::: LISTED ENTRIES
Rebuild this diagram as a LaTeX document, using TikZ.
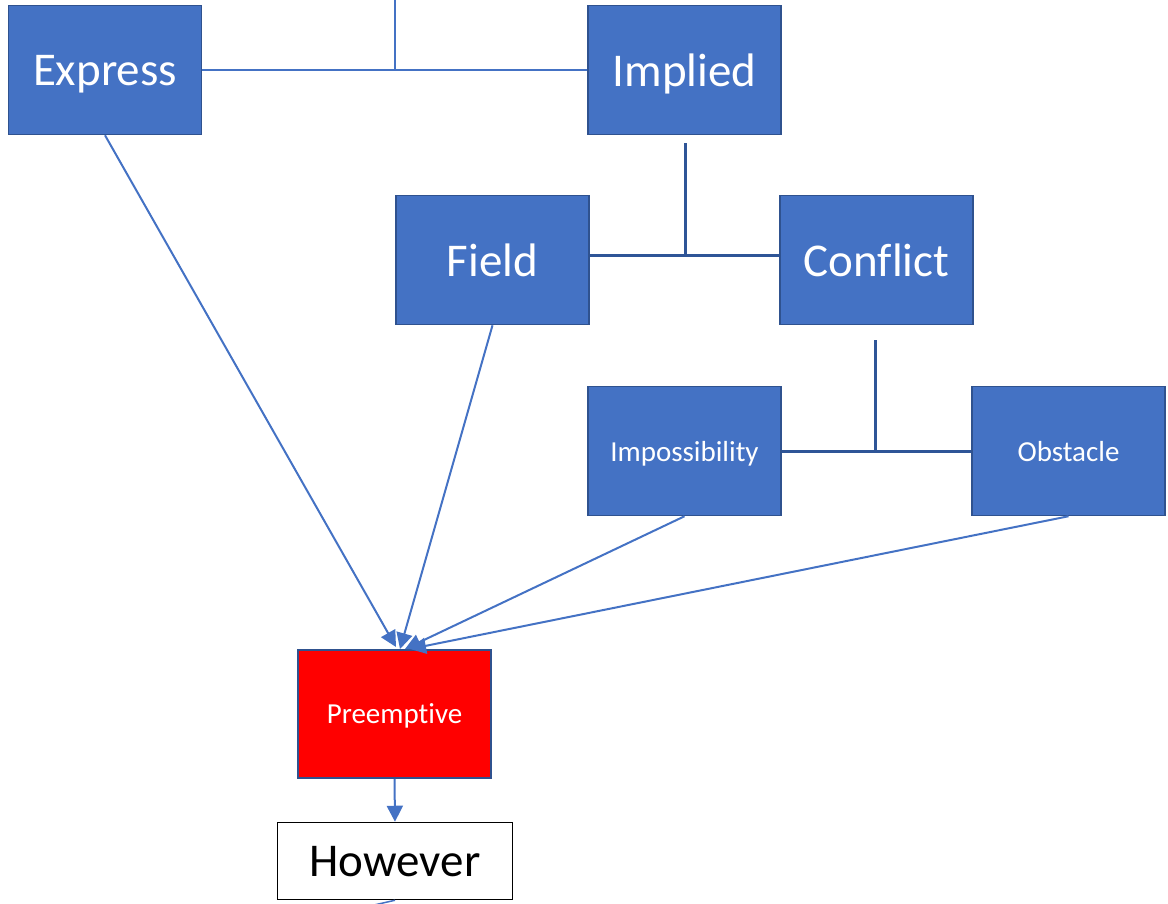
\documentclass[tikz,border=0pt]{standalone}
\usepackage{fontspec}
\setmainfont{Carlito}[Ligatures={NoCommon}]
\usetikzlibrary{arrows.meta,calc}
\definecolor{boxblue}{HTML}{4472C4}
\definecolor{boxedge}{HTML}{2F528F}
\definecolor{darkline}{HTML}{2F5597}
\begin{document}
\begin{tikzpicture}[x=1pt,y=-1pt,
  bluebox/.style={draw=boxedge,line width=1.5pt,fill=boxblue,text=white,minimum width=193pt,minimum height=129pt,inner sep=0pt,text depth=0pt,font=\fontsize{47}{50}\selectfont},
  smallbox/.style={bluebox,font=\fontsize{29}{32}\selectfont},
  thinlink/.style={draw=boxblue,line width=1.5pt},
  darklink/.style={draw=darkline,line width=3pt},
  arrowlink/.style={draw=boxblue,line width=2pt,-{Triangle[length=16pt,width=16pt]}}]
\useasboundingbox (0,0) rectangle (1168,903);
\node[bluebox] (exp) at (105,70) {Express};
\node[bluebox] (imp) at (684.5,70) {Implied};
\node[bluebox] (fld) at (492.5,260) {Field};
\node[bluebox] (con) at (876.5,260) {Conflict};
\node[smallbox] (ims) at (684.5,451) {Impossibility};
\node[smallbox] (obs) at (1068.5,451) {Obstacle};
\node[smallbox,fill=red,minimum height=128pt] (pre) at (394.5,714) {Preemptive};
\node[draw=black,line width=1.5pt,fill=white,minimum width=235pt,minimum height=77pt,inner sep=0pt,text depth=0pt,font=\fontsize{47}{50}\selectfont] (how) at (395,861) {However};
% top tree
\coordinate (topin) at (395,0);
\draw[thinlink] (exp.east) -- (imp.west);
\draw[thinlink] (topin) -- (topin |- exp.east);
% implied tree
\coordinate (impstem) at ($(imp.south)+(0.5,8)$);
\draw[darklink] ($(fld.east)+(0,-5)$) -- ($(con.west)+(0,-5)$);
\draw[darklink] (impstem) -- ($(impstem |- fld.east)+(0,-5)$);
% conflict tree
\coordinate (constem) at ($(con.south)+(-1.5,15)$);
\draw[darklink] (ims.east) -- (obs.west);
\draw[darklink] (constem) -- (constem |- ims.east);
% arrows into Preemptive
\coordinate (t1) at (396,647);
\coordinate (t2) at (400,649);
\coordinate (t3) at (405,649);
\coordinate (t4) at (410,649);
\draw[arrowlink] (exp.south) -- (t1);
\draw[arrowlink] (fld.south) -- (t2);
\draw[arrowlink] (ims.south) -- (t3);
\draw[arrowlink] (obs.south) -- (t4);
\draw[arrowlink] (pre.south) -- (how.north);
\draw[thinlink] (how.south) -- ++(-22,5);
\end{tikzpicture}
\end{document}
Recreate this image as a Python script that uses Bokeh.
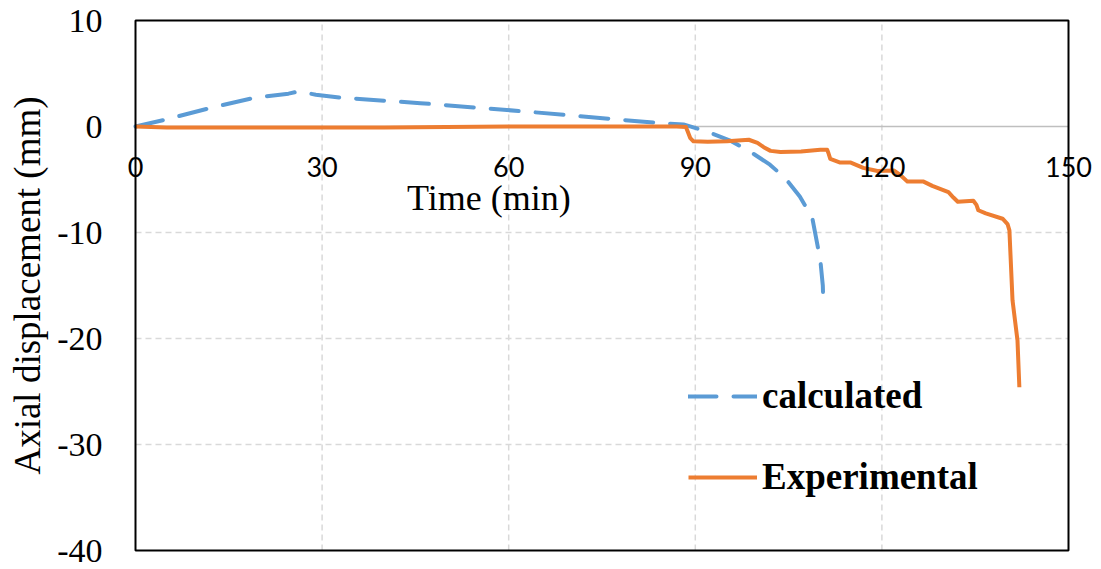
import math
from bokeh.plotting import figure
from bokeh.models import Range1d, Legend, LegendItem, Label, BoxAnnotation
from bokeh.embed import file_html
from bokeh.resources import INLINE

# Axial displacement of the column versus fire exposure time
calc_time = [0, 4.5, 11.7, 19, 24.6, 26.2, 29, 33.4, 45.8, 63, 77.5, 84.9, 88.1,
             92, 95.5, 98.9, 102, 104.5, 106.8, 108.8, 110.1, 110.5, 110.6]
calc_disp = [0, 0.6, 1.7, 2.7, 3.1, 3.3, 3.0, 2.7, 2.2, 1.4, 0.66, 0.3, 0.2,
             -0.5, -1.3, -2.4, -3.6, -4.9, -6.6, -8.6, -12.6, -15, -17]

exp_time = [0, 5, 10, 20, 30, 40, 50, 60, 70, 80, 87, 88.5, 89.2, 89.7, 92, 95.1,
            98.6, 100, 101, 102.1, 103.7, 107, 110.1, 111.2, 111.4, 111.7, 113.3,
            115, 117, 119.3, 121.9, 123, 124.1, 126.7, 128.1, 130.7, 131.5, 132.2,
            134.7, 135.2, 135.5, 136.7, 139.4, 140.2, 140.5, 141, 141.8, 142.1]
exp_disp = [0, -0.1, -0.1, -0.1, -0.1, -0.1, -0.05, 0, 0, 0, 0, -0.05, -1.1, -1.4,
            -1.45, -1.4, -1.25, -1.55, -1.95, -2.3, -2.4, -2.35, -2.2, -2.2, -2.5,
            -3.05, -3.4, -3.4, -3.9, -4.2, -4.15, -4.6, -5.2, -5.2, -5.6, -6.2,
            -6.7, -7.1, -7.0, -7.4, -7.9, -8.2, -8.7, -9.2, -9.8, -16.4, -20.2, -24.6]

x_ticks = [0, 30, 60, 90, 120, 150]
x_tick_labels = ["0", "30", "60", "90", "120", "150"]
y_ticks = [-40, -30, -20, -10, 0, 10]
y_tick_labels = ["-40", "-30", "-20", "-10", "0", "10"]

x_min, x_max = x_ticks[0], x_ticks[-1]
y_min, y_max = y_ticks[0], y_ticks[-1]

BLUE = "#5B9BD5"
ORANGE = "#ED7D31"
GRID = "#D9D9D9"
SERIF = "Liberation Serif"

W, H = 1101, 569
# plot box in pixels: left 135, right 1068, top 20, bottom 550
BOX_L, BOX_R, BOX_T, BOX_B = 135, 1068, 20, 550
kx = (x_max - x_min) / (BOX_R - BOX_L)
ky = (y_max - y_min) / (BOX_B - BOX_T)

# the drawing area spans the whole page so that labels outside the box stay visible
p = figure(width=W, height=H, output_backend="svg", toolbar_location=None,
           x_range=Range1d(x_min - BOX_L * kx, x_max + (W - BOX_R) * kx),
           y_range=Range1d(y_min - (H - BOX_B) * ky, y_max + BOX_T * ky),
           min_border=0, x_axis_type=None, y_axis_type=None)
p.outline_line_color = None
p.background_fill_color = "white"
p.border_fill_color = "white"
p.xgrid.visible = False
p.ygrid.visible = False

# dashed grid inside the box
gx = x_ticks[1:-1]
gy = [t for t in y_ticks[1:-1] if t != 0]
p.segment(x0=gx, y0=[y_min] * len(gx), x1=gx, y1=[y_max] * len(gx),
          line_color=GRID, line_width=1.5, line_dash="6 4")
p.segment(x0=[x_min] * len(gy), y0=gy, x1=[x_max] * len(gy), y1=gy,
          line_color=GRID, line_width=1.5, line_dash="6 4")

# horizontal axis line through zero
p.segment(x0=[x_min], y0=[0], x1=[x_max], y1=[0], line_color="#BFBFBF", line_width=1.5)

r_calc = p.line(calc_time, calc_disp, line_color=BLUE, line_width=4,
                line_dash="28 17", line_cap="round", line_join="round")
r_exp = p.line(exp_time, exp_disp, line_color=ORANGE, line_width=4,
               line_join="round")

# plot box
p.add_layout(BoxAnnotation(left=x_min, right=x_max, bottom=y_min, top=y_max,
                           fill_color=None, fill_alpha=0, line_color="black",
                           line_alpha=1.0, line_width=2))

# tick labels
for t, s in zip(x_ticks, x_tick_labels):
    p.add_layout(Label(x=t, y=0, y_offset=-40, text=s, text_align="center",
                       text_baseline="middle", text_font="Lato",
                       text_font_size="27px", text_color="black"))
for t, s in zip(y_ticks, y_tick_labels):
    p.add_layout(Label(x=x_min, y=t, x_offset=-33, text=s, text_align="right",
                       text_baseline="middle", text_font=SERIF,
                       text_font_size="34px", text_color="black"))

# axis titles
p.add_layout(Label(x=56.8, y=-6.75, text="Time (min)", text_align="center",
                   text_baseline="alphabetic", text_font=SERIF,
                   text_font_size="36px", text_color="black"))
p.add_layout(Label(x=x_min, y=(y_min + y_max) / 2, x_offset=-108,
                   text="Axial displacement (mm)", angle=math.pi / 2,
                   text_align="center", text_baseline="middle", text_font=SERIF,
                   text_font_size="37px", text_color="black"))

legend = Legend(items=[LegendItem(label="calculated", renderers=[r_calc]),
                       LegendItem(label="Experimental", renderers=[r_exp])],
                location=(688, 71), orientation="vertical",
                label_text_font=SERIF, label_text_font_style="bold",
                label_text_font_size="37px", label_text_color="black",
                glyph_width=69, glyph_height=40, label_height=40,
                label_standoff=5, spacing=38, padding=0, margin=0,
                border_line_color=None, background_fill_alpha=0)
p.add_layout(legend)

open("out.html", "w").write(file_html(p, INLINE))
::::::
§ STATED EXERCISE
Look over the listing. Pull out every line with the string "that" in it.

§ CORRECT OUTPUT
Recreate this image as a Python script that uses Bokeh.
# the drawing area spans the whole page so that labels outside the box stay visible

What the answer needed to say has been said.